Lamar Odom’s Story

» March 18, 2009 3:59 PM | By Brandon Hoffman

Lee Jenkins penned an excellent article on Lamar Odom over at SI.com.

Here’s an excerpt:

To an outsider, it may seem that Odom hides his grief beneath a veil of humor, but in fact he confronts it first thing every morning. Besides the traditional memorials—tattoos of family members and names scrawled on sneakers—his bedroom in Manhattan Beach is filled with photographs of his mom, Cathy Mercer, and of Jayden. Odom does not like cemeteries, but he loves pictures. “I look at them right when I wake up,” he says. “That’s when I like to reflect on things.” When Mercer died, Odom ran to the basketball court at Lincoln Park in Queens and shot jumpers all night. But when Jayden died, Odom recognized that he would need more than blacktop to heal. He spent two years seeing William Parham, a psychologist from UCLA, and after sessions he would walk out and tell the Lakers’ trainers, “I feel like I just went to the bathroom.” He meant it in the most therapeutic way.

Odom has reconnected with his father, Joe, who is now drug-free, but he remains closer to another man he calls his dad. Jerry DeGregorio coached Odom in high school (at St. Thomas Aquinas Prep), college (as an assistant at URI) and the NBA (as a front-office staffer with the Clippers) but taught him more about family and faith.
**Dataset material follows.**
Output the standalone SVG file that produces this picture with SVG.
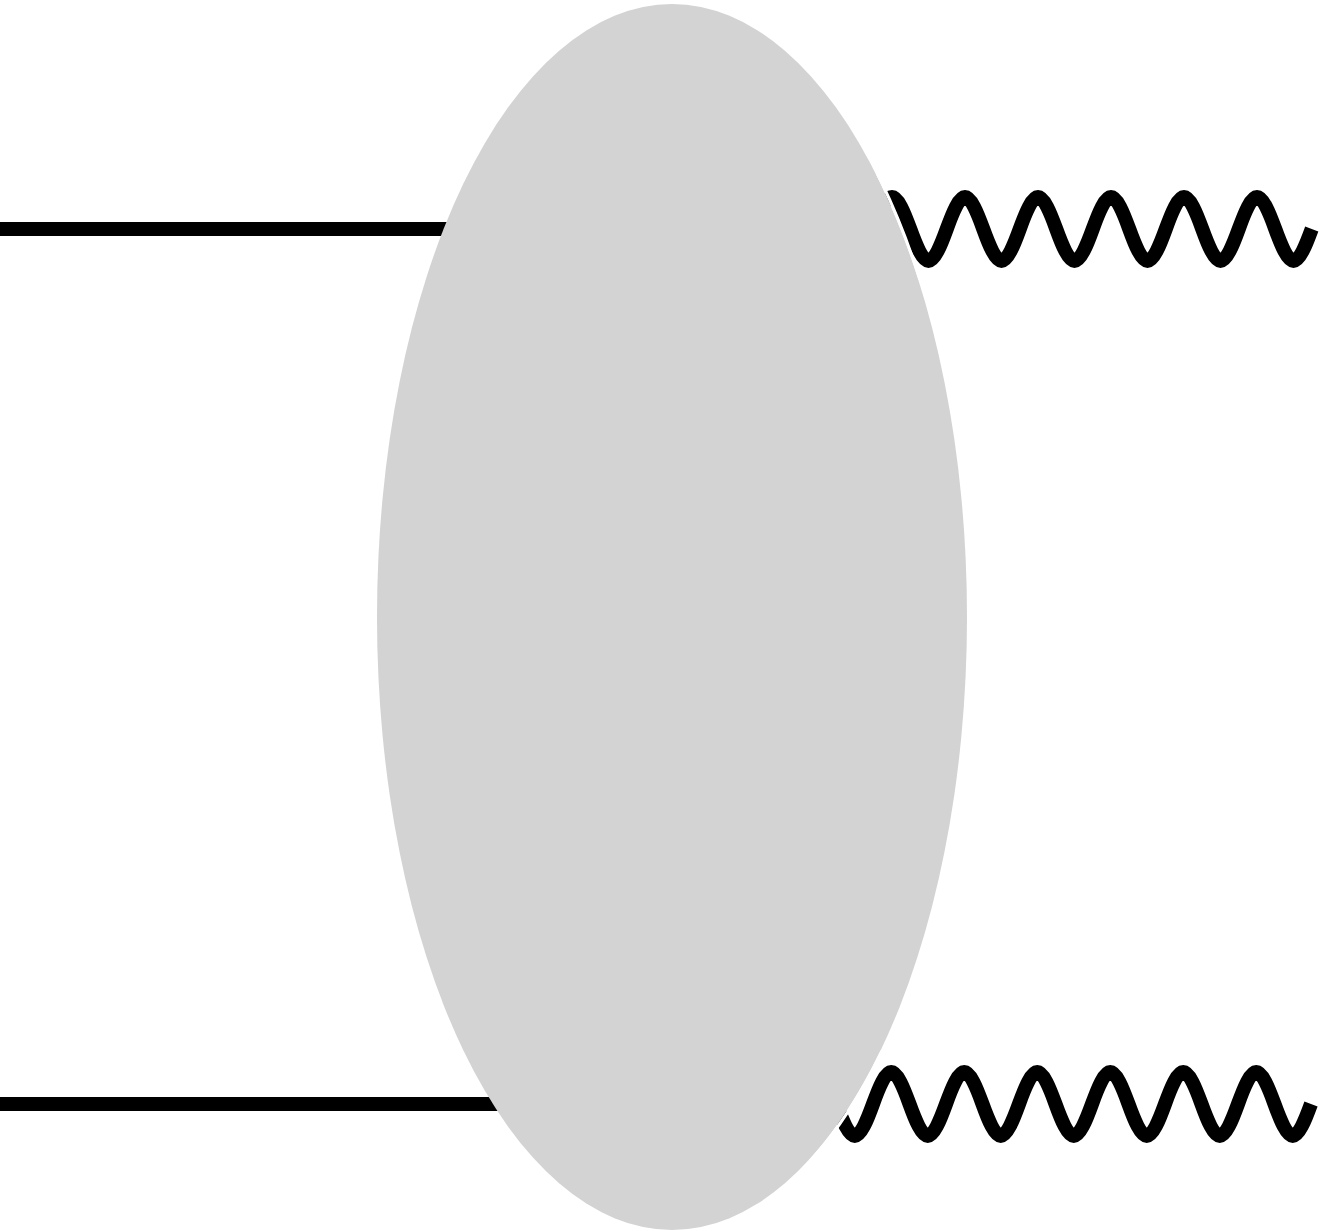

DeGregorio is the godfather to Destiny and Lamar Jr., and he sits with them in the first row behind the basket at Staples Center. (The kids live about 20 minutes from Lamar with their mother, Liza Morales, who was also Jayden’s mom.) Odom winks at them during timeouts and rolls his eyes at them if he misses a free throw. When Odom and DeGregorio are together, they hold hands and pray for wisdom, protection, guidance and peace. When they are apart, they pray over the phone. “Lamar has lived two lives, one full of blessings and one full of tragedies,” says DeGregorio. “Everything bad about amateur basketball happened to him—street agents, sneaker companies, college boosters. How many people go through that grinder and come out the other side?”

How Odom’s odyssey affects his game, and in turn the Lakers’ chance to win the championship this season, is something Phil Jackson is still figuring out. Every player has swings in his stat line, but Odom can score 23 points in a game, as he did on Feb. 26 against the Suns, and then score four, as he did in Phoenix three days later. “Most of it with Lamar is internal,” Jackson says. “It’s part of his psyche. He’s distracted at times. We try to work with him a lot on focus.” Asked if Odom’s lapses are connected to his personal saga, Jackson says, “Without a doubt.”